Start of Exercise input

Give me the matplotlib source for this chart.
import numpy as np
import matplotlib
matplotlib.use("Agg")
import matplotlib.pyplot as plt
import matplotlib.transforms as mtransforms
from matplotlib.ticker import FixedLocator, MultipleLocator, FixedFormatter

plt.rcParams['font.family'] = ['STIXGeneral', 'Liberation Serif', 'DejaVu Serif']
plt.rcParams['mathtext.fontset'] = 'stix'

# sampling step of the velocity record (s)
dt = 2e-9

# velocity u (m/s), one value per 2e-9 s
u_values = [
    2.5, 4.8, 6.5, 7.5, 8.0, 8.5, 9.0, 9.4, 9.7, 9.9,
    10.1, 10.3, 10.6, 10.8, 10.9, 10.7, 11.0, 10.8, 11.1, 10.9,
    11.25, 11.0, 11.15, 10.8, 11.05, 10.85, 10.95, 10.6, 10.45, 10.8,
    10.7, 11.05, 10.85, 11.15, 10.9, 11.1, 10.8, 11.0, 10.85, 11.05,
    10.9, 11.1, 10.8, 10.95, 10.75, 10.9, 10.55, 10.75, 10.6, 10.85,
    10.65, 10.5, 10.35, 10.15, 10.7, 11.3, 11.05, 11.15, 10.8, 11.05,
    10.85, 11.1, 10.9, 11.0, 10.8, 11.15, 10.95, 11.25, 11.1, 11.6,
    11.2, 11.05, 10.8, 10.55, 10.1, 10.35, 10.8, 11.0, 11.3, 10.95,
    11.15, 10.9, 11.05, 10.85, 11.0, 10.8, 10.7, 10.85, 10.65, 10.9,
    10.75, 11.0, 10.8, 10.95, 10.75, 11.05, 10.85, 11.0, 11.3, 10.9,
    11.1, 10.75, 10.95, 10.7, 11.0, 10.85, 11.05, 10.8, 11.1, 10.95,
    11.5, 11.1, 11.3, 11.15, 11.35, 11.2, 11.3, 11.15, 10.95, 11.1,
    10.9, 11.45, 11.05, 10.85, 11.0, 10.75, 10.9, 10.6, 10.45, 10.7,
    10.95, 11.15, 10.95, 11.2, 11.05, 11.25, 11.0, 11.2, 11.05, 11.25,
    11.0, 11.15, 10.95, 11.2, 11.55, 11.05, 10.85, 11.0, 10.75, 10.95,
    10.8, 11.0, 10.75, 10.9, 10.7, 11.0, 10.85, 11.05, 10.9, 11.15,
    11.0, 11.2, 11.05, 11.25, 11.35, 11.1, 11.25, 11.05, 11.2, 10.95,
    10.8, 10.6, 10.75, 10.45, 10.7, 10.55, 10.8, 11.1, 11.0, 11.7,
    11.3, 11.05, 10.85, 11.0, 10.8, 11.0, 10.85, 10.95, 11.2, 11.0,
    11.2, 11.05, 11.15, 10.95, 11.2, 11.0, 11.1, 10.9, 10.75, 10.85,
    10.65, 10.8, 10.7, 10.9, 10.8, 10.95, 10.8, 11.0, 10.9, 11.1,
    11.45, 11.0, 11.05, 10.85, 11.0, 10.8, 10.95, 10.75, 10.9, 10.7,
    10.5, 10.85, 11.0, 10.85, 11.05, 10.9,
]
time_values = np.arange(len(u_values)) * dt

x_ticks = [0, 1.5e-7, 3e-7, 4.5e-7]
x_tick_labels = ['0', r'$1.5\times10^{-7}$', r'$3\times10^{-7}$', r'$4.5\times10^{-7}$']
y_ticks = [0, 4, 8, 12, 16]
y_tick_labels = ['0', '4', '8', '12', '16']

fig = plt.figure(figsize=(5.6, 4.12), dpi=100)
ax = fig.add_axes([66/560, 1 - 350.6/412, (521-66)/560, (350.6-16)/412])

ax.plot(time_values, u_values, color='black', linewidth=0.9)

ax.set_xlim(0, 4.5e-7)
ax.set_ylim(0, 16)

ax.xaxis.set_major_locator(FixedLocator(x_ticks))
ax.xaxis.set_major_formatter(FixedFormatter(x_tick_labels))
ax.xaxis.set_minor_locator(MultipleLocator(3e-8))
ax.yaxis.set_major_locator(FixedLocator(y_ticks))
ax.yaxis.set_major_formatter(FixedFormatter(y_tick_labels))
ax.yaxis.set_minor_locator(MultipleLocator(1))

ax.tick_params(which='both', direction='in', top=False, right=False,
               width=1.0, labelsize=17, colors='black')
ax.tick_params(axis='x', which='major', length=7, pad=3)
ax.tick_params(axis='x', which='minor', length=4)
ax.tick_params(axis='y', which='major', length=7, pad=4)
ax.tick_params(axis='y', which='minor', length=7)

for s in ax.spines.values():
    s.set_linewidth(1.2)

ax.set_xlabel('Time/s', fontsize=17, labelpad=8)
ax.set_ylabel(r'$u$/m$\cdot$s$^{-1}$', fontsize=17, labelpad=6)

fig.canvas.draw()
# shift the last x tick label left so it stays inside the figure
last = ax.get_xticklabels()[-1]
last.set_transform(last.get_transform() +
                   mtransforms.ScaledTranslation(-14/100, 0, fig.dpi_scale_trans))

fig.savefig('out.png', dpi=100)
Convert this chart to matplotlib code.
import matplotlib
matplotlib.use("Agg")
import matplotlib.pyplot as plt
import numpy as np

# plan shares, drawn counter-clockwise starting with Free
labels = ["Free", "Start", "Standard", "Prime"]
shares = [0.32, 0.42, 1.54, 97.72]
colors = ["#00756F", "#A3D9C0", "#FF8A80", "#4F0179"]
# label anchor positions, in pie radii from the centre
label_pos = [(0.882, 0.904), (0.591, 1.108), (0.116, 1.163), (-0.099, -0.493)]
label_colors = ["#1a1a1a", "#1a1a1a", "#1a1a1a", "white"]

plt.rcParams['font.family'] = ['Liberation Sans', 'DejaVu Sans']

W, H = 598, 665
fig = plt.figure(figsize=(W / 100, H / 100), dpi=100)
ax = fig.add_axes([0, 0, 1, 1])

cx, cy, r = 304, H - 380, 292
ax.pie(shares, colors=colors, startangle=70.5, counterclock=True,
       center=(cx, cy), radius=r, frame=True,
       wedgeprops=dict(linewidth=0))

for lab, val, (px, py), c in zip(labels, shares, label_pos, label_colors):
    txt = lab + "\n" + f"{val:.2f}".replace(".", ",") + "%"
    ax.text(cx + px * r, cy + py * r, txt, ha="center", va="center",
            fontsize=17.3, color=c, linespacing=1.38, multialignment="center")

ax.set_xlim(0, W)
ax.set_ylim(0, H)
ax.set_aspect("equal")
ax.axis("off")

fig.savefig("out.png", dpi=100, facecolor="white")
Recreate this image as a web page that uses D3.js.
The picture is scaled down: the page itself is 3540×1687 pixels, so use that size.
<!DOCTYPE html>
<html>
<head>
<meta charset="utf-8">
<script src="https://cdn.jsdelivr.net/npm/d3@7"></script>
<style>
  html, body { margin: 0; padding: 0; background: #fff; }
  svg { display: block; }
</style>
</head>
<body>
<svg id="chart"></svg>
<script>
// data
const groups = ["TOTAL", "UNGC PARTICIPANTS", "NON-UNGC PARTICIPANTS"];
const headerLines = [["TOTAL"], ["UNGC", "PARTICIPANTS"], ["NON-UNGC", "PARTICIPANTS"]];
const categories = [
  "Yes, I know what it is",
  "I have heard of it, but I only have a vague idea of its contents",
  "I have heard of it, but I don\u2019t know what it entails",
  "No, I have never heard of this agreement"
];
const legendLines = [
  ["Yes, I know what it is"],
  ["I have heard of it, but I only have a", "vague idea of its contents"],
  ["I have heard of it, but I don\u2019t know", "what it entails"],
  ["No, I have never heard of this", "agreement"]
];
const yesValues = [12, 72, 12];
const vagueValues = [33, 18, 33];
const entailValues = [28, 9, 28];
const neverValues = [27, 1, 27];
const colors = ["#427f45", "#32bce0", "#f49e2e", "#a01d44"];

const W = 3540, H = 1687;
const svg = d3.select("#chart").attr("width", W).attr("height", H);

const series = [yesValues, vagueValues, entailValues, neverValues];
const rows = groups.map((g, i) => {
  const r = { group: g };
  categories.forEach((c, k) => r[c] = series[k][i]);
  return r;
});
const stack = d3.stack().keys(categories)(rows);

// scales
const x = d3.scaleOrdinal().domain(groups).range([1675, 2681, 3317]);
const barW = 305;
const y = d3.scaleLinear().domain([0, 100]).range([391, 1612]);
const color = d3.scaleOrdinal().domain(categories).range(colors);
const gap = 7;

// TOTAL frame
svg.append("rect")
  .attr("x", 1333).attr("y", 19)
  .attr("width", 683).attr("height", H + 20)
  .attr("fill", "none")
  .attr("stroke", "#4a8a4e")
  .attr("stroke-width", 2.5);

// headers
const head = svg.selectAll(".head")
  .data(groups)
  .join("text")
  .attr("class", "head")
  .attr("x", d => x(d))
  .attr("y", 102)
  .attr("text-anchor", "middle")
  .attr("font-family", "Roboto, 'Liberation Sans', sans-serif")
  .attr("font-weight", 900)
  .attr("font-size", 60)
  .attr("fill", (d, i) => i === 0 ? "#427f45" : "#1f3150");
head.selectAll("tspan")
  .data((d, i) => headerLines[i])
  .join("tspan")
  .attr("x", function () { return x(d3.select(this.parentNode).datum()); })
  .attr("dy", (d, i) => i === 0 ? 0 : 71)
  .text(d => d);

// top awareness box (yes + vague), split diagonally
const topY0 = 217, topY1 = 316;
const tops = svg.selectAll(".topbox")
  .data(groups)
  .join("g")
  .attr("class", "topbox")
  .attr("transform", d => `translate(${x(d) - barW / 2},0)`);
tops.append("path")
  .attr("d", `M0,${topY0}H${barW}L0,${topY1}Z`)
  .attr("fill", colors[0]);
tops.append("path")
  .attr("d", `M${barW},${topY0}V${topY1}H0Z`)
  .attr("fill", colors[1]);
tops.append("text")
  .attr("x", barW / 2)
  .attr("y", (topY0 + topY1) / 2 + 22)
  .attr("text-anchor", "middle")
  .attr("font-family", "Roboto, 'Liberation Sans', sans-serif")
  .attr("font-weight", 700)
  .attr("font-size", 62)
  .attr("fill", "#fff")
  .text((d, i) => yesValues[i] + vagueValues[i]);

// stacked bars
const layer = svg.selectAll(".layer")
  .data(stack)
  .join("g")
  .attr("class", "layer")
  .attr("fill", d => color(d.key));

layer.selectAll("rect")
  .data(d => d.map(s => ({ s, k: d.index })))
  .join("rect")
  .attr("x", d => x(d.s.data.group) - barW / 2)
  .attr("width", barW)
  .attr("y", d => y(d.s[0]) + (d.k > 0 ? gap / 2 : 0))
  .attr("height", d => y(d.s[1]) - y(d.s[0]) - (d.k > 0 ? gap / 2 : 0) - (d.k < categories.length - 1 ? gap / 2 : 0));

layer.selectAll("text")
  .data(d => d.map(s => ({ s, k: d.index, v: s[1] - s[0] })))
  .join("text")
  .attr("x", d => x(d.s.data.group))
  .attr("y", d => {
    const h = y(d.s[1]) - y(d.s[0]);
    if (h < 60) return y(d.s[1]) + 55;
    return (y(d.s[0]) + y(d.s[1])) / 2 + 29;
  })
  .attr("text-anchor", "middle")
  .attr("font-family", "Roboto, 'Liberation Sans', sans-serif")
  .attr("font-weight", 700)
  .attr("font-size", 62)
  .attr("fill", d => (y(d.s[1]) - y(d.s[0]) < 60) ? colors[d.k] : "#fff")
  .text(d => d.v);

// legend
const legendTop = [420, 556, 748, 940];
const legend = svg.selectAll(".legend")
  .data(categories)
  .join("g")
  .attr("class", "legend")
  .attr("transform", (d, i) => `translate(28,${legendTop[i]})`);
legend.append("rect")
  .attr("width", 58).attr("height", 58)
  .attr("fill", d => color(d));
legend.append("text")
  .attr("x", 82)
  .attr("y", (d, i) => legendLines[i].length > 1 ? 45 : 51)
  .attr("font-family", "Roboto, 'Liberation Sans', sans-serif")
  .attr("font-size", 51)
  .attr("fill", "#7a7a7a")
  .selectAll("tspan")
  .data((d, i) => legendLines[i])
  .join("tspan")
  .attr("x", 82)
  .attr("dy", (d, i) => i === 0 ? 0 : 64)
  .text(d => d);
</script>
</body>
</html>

End of Exercise input

Extract every line containing the string "that" from the material.

◆ Solution to this problem ◆
Recreate this image as a web page that uses D3.js.
The picture is scaled down: the page itself is 3540×1687 pixels, so use that size.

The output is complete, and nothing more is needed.